Given exercise -
Gather, from the data below, each line in which the word "matplotlib" occurs.
● ● ● ●
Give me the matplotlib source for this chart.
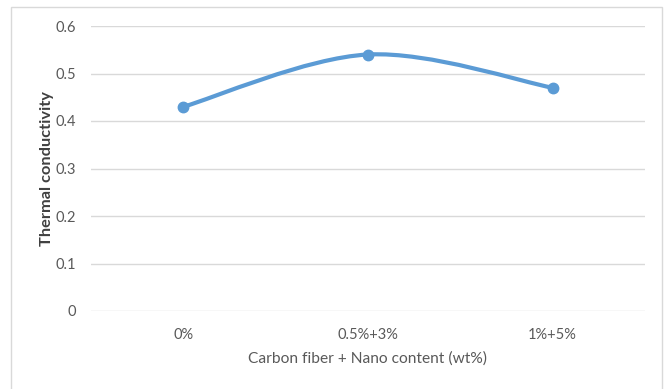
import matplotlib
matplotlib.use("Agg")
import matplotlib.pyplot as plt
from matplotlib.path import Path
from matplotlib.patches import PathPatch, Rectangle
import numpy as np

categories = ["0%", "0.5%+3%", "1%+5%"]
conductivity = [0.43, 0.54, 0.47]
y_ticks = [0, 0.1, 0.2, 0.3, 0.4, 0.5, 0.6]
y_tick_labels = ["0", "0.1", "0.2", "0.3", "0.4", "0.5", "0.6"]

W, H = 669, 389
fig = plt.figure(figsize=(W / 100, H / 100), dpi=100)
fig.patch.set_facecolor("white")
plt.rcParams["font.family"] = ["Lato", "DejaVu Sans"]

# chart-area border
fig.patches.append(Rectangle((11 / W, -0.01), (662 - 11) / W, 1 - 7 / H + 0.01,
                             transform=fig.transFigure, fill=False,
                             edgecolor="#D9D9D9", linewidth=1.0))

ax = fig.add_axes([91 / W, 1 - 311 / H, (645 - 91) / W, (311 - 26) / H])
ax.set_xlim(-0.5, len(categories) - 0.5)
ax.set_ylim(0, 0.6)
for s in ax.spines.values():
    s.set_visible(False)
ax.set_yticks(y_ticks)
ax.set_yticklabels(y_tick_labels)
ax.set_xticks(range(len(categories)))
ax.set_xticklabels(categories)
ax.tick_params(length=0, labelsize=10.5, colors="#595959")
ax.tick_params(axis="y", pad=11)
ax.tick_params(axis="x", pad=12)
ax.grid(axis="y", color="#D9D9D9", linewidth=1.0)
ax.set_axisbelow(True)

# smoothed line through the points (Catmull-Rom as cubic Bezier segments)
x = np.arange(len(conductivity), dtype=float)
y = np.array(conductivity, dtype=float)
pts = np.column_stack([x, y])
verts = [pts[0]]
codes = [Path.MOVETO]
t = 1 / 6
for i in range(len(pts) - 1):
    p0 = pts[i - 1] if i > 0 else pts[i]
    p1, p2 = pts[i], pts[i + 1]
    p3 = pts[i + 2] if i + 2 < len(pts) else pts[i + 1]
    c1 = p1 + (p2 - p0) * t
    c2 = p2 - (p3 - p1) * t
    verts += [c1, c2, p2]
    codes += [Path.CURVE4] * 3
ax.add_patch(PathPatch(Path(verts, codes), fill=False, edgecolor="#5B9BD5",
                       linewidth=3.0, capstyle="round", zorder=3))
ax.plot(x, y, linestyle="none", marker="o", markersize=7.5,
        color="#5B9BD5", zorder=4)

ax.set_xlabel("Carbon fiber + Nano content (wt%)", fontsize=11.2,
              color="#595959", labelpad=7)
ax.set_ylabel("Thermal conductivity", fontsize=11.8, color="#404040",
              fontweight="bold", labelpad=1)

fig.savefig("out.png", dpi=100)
● ● ● ●
Problem solution -
Give me the matplotlib source for this chart.
import matplotlib
matplotlib.use("Agg")
import matplotlib.pyplot as plt
from matplotlib.path import Path
from matplotlib.patches import PathPatch, Rectangle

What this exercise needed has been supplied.